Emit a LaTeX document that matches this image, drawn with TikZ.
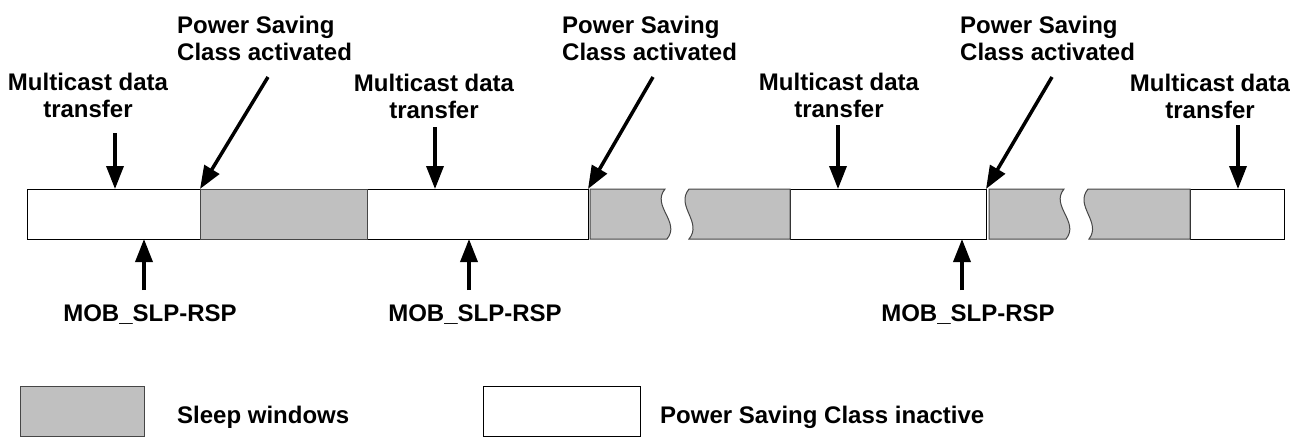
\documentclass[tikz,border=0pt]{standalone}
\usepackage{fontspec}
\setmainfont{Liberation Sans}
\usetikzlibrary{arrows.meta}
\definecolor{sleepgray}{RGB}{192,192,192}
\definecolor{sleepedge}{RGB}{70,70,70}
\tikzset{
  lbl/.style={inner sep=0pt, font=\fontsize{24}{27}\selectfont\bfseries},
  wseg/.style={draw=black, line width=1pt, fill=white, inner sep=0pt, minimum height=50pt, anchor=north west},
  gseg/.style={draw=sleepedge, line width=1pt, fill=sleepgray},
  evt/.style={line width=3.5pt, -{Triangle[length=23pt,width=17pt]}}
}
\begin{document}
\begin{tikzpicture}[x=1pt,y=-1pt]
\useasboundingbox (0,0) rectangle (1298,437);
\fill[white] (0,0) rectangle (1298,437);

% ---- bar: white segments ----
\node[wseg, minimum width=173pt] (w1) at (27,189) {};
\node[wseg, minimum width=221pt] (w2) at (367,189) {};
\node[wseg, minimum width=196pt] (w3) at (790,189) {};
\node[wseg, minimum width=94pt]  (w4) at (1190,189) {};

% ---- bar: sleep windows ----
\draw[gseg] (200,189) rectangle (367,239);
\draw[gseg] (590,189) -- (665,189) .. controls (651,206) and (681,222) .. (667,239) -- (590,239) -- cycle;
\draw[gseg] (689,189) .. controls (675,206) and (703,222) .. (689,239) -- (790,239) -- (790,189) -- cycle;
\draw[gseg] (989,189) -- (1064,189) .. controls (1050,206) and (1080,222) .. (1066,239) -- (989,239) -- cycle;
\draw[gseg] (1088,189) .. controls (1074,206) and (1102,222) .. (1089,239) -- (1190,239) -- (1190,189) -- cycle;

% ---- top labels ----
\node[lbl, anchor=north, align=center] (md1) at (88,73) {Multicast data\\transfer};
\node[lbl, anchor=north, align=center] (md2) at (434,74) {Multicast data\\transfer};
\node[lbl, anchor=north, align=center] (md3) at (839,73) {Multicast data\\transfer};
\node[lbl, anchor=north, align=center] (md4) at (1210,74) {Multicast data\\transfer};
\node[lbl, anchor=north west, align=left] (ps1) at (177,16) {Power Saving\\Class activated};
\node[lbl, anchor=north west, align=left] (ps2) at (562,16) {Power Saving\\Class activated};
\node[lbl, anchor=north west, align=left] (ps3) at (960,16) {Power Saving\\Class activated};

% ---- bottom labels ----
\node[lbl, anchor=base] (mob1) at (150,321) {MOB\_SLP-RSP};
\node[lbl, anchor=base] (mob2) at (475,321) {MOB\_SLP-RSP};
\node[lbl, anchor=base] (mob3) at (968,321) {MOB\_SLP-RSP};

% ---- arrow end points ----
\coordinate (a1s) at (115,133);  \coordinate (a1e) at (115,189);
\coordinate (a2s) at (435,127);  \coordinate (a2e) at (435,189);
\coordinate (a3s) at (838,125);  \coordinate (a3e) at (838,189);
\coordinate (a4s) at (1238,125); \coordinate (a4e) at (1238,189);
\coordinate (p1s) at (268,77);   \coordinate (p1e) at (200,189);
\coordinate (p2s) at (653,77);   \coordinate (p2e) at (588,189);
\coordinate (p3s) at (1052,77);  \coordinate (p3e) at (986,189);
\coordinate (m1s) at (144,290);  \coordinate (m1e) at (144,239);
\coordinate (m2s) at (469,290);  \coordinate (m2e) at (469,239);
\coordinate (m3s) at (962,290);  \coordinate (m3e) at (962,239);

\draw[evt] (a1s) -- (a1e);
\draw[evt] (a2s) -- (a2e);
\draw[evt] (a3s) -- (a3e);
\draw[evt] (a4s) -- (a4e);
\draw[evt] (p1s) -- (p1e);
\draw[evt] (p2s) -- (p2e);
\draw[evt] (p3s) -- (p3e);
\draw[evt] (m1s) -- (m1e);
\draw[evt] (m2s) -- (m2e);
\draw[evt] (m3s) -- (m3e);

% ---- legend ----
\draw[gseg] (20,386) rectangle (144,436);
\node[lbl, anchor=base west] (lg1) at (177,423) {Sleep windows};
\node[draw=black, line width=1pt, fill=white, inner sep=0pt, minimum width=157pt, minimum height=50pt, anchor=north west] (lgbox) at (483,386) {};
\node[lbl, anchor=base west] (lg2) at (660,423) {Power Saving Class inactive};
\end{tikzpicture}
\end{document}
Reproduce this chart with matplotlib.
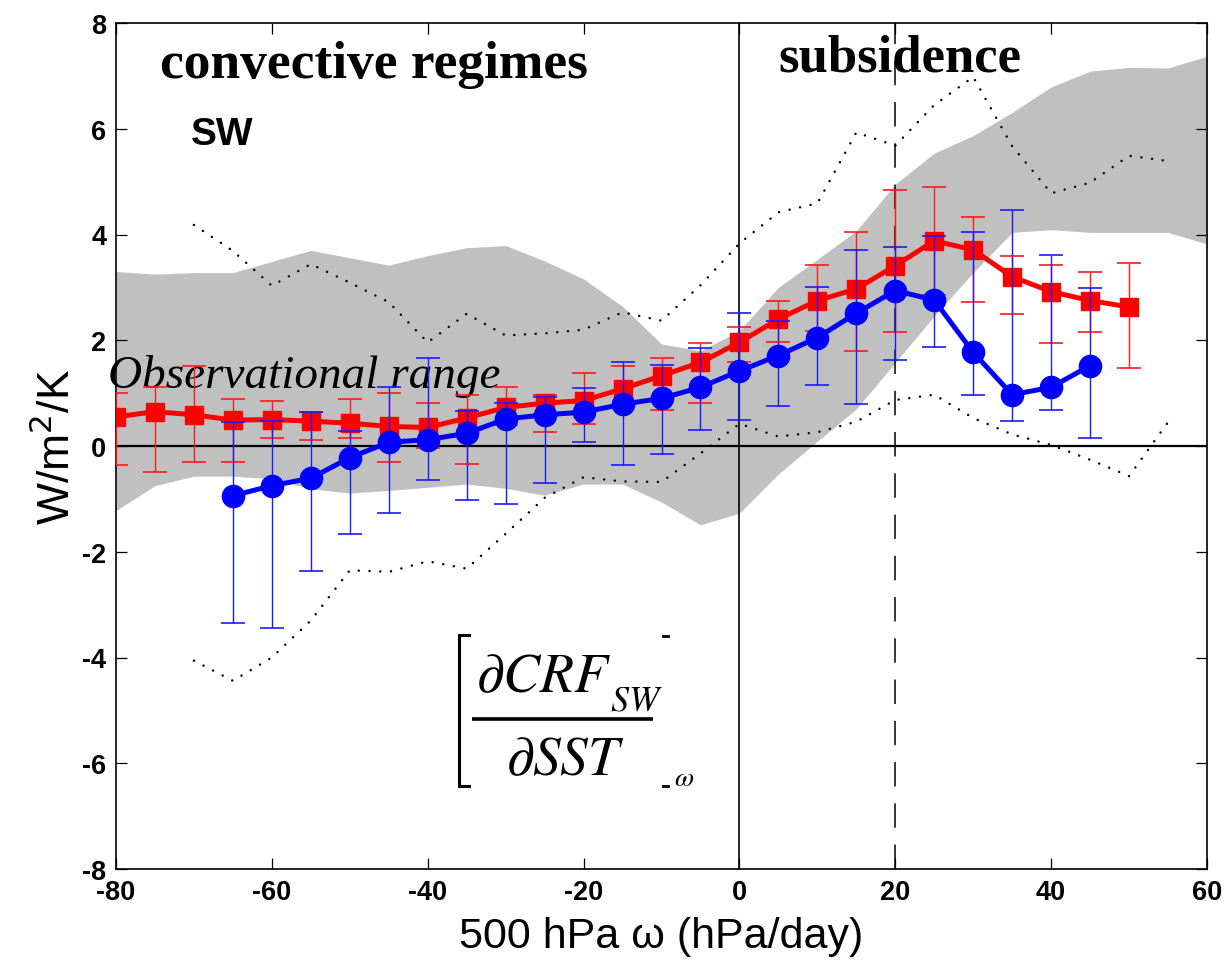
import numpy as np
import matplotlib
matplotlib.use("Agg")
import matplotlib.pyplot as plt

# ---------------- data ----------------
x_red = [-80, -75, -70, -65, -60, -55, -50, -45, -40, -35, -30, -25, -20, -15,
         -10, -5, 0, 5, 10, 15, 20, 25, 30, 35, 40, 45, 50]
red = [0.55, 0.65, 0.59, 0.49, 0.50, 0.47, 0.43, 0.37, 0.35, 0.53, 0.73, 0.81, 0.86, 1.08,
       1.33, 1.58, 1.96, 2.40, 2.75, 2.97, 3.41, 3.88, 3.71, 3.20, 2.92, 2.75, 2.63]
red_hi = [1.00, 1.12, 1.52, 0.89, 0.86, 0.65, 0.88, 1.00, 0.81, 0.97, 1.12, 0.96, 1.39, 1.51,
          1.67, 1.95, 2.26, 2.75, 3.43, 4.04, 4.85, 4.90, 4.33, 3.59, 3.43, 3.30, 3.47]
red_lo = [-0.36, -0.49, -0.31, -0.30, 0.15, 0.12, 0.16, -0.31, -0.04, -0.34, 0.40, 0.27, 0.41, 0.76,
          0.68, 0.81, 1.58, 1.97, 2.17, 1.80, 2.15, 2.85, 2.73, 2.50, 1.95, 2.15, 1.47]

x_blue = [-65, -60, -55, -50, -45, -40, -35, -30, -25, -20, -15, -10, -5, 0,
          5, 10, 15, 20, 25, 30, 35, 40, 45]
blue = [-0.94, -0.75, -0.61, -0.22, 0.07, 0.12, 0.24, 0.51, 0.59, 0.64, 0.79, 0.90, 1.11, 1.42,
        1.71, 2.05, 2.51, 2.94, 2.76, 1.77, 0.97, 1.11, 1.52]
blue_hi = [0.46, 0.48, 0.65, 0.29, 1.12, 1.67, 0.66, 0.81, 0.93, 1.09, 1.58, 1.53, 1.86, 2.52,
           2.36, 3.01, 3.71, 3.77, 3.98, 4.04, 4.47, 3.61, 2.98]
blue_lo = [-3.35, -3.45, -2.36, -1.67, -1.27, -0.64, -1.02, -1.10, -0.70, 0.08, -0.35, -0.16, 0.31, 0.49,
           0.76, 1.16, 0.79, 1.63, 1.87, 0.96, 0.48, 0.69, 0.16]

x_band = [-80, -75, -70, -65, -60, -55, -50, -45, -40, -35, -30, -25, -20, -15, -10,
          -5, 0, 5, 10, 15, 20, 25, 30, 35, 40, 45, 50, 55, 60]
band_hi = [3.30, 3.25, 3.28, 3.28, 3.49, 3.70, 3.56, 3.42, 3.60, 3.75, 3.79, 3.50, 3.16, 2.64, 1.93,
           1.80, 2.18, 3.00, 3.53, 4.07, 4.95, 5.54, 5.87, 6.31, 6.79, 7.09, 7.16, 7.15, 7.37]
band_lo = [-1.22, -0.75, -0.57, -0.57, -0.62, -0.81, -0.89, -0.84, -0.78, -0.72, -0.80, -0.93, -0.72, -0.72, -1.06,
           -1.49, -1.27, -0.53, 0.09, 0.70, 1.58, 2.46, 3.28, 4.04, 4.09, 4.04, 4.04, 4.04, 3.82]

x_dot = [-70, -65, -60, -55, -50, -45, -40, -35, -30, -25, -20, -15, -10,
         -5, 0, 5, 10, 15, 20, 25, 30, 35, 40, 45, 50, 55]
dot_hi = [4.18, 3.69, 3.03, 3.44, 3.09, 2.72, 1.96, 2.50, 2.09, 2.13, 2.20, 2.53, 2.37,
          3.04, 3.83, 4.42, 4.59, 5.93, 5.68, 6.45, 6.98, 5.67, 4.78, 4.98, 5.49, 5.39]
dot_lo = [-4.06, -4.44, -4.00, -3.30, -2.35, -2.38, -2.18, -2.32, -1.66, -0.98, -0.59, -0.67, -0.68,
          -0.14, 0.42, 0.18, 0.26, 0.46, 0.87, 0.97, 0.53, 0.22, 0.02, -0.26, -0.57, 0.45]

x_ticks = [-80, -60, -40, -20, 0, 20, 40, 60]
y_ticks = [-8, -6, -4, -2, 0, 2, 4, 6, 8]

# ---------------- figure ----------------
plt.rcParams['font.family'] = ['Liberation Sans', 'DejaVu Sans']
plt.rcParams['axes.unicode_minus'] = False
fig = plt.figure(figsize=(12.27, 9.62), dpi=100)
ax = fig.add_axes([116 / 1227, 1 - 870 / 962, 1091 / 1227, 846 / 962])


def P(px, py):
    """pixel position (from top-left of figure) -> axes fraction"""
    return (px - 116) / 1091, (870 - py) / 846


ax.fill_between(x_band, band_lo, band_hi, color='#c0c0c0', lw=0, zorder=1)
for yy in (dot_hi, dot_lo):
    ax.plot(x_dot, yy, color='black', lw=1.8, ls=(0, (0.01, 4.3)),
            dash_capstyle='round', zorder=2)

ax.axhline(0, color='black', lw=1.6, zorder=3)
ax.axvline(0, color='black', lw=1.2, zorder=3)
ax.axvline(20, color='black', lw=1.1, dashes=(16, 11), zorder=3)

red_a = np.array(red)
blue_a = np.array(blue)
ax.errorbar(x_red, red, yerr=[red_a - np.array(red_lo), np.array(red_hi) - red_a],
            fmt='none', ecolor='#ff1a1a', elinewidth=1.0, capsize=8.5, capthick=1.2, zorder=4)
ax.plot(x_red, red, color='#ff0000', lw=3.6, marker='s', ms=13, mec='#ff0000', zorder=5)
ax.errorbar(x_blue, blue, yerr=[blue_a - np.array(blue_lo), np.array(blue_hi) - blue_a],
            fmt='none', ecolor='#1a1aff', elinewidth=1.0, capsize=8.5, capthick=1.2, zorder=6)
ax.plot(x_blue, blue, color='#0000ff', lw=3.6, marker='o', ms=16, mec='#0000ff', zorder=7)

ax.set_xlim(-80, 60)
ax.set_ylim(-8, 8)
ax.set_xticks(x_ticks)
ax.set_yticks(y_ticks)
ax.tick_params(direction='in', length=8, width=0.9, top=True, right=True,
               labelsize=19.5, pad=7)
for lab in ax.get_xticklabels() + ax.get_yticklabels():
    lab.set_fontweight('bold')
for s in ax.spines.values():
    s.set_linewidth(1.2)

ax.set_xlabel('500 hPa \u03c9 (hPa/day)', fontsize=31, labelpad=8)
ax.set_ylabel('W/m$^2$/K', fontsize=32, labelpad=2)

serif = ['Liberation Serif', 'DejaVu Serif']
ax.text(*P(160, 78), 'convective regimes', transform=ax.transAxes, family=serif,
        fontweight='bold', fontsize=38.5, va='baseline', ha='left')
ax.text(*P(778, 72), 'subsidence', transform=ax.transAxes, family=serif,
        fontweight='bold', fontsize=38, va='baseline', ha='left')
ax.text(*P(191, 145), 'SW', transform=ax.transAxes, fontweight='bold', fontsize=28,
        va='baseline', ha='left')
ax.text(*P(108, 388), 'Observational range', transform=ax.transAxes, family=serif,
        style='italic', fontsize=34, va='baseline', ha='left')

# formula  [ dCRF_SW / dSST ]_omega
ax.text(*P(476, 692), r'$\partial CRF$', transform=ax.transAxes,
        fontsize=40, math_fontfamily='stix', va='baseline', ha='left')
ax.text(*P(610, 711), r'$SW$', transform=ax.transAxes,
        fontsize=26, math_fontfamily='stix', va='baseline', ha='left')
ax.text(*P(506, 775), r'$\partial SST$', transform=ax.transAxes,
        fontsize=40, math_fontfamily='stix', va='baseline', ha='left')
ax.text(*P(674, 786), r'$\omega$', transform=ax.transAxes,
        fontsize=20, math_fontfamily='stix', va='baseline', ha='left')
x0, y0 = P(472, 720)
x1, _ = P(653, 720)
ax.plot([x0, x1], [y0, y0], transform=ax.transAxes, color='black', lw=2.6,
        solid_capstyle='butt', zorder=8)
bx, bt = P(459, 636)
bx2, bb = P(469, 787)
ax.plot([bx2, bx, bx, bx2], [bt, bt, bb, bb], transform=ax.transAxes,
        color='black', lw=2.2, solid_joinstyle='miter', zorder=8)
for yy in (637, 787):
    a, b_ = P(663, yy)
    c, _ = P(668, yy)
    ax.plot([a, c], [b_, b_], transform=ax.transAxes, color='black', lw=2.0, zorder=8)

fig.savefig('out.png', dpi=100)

::::::::::

=== What to work on ===
Leave the pictures out and print, exactly as written, every line from the one holding "Reproduce this chart with matplotlib." down to the one holding "import matplotlib.pyplot as plt", both of those included.

=== Reply to the task ===
Reproduce this chart with matplotlib.
import numpy as np
import matplotlib
matplotlib.use("Agg")
import matplotlib.pyplot as plt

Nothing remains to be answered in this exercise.